To some these seem disconnected cases of grousing, and it’s true that Silber has been known to speak provocatively (some might say he shoots from the hip.) But it’d be a shame if hasty reactions obscured the serious points he has to make.
Typically the response to Silber’s remarks has been more heat than light. For example, his criticism of the imbalance between the sexes on campus has whipped up plenty of indignation. Many women have written letters to the BU student newspaper expressing their anger that Silber thinks of them as “looking for” or competing for men. Where’d he get this idea? Hasn’t he heard? A woman needs a man like a fish needs a bicycle!
Some students have taken a similar line in response to Silber’s comments about their “love nests.” Tellingly, they haven’t offered 1960s-style paeans to love as a beautiful thing they should be free to explore in their dormrooms. They haven’t denounced Silber as a “prude” nor railed against repression. Instead, their response seems more like a huge, “As if! We’re sooo above ‘love nests.’ This isn’t mainly about sex; it’s about running our own shop.”
Likewise with BU Academy’s “gay-straight alliance.” Silber defended his closing the club by emphasizing the impropriety of teaching children as young as 12 about the mechanics of homosexual intercourse, about putting condoms on bananas and the like. He may be right in some of his details of what the GSA was up to; he may be wrong. But its defenders say it had absolutely nothing to do with sex: The club existed just for talking about parents and school, and for hanging out with friends — as though its members were a bunch of emotionless Vulcans who simply called themselves “gay” or “gay-friendly.” Nothing sexy here.
These responses to Silber’s actions reveal a common theme: Sex is just not as important as old John thinks it is. These students and their supporters have learned from feminism to put sexuality in its place. Or so they think.
Silber, in contrast, clearly takes sex seriously. He does so because he takes human nature seriously. For example, he knows that, by and large, men want women and women want men. Gender is no accident. Even if she won’t admit it, every girl who has a boyfriend cares — quite deeply — that her boyfriend is a boy. Likewise, guys want women, not neuters with “great personalities.” Students live this reality each and every day, no matter what pieties they mouth in public or pen in letters to the editor.

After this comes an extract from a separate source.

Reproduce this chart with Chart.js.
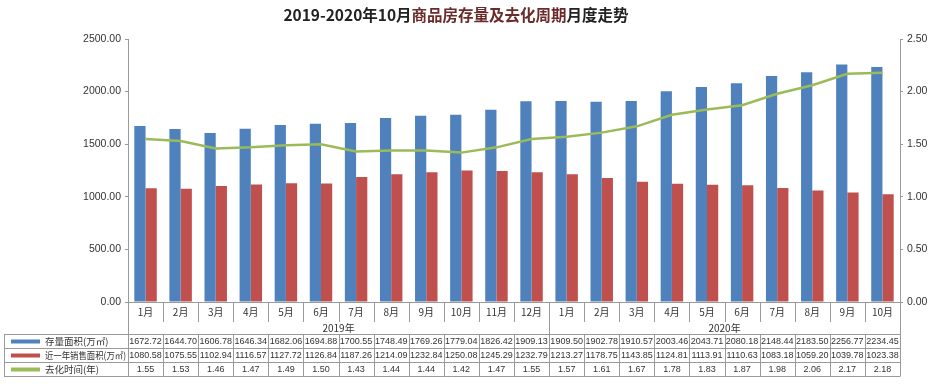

It’s this reality that should make any true educator serious about sexual morality. Women may say that sex is no big deal — until they fall in love. Men may engage in locker-room braggadocio about infidelity — until it’s their girlfriends we’re talking about. Every grown-up, no matter how “liberal,” eventually comes to care about sexual mores.

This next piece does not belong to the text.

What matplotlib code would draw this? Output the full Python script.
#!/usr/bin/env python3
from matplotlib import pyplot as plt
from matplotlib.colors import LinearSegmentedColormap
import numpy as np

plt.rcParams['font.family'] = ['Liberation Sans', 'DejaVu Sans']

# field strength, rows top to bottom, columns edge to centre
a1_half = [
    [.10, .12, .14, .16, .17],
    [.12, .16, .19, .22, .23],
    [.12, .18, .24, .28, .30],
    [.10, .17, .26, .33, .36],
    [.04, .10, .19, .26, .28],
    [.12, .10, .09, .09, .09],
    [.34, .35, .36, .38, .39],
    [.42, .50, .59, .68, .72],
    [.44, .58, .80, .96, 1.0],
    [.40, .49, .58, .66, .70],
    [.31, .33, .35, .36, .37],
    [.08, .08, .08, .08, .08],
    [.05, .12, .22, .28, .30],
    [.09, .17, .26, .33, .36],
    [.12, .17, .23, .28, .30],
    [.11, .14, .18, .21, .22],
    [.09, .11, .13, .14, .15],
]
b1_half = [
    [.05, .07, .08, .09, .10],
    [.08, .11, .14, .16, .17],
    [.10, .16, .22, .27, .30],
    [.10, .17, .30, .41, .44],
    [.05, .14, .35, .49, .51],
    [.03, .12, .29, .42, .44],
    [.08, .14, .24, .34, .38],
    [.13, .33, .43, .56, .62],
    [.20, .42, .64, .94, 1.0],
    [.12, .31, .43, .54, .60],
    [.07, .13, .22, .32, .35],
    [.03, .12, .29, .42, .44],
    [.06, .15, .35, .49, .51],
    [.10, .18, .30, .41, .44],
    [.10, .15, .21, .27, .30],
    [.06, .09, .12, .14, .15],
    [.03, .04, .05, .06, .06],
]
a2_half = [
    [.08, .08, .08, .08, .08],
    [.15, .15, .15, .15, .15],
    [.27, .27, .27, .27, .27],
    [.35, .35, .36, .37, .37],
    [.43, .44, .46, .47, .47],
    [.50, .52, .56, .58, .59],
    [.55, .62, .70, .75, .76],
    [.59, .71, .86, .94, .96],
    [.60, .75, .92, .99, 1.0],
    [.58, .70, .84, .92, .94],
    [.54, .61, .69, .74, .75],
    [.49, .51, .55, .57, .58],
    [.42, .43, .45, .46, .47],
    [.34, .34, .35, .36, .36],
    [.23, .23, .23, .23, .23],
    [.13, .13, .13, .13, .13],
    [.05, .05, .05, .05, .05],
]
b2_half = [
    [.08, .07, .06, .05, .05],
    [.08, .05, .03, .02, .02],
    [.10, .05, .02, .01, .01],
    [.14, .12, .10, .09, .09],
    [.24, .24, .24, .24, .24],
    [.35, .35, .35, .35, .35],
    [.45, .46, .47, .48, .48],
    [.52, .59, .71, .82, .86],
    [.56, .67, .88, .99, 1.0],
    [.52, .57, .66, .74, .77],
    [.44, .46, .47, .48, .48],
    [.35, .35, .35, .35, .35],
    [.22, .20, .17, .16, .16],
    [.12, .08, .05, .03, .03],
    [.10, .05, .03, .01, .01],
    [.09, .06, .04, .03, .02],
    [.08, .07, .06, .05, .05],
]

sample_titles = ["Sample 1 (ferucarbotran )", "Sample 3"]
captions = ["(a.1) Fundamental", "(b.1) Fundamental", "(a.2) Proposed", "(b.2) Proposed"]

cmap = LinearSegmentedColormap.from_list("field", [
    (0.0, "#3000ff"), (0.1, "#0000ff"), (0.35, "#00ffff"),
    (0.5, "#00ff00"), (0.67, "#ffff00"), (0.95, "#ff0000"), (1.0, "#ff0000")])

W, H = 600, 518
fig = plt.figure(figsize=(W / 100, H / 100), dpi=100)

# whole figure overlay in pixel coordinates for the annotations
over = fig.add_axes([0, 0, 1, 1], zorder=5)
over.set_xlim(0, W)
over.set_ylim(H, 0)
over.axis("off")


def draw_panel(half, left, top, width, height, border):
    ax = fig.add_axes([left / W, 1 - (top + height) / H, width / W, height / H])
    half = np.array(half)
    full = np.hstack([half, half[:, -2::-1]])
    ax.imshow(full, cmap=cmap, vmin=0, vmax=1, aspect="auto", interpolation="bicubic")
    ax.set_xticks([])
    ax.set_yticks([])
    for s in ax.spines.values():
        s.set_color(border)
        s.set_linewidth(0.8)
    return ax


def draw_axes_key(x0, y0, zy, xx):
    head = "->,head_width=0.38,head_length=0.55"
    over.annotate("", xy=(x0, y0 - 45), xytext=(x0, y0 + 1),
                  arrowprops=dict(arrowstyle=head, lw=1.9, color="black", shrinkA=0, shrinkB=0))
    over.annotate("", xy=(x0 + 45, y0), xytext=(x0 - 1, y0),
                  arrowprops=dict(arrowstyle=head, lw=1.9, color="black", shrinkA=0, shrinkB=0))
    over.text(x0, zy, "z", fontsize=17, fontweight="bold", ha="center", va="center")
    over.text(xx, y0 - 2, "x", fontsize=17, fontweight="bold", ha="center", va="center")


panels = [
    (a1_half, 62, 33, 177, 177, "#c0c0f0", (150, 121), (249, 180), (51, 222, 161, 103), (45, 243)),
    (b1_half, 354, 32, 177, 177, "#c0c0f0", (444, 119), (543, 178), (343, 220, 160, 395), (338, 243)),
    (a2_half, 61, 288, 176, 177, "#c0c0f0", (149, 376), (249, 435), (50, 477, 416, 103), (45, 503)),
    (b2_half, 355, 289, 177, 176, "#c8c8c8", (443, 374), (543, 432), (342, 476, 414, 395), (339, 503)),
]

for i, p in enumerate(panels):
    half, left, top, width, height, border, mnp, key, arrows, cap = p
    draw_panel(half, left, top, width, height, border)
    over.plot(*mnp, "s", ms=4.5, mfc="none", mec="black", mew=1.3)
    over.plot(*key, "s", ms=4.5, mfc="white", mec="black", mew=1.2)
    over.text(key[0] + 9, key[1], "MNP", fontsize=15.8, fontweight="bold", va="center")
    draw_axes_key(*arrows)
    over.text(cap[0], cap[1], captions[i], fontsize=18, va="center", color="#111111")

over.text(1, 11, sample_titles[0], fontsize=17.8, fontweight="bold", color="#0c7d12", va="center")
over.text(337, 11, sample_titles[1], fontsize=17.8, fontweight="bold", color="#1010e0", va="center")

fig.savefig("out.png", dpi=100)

A student who abuses or ignores his or her sexual nature can never fulfill the Socratic injunction at the heart of all true education: “Know Thyself.” At its best, liberal education should unite the whole person: It should inflame students with the desire to know, with a literal love of learning. Students who cheapen themselves sexually or who pretend that sex is “no big deal” find that they’ve crippled their capacity to love — to love others and to love knowledge.
Early indications are that Silber faces an uphill fight. He is 76, and far removed from most students’ sympathies or confidence. So far he has fought in a disconnected way, through various interviews, letters, and speeches, to various groups, and with sometimes confusing results. Above all, he is trying to get students to take seriously something — their own sexual lives — which they have been steadfastly taught to trivialize.
Still, Horace said that even if you boot nature out of the front door, it will find its way in through the window. One of the great challenges facing any educator today is to teach students to think seriously about themselves as erotic beings — literally, to forget the propaganda and to remember who they are. Thankfully, that’s where a university education — if it’s not treated as mere entertainment or workplace-prep — can come most in handy. One would have to work hard to read the likes of Homer, Shakespeare, Hawthorne, or Melville without exciting students about longing and devotion, regret and sin. Plato and Rousseau’s accounts of what we want most differ radically — but they both agree, and express eloquently, that what we love makes us who we are. I have seen students moved by the supposedly “dry” arguments of Aquinas and Pascal because they recognized that here they find beautiful aspirations for a beautiful goal, the truth. And one of the best classes I attended in college began by considering the solitary life of Descartes’ Discourse and turned into a freewheeling discussion of courtship and what we look for in a mate.
Perhaps John Silber isn’t the perfect candidate to remind students that learning can be, should be exciting, even sexy. He is able to get people mad, which is at least a start. And so he helps pave the way for students and their teachers to remind themselves of what they truly care about, their true loves, buried however deep they may be beneath slogans, indignation, and moral posturing.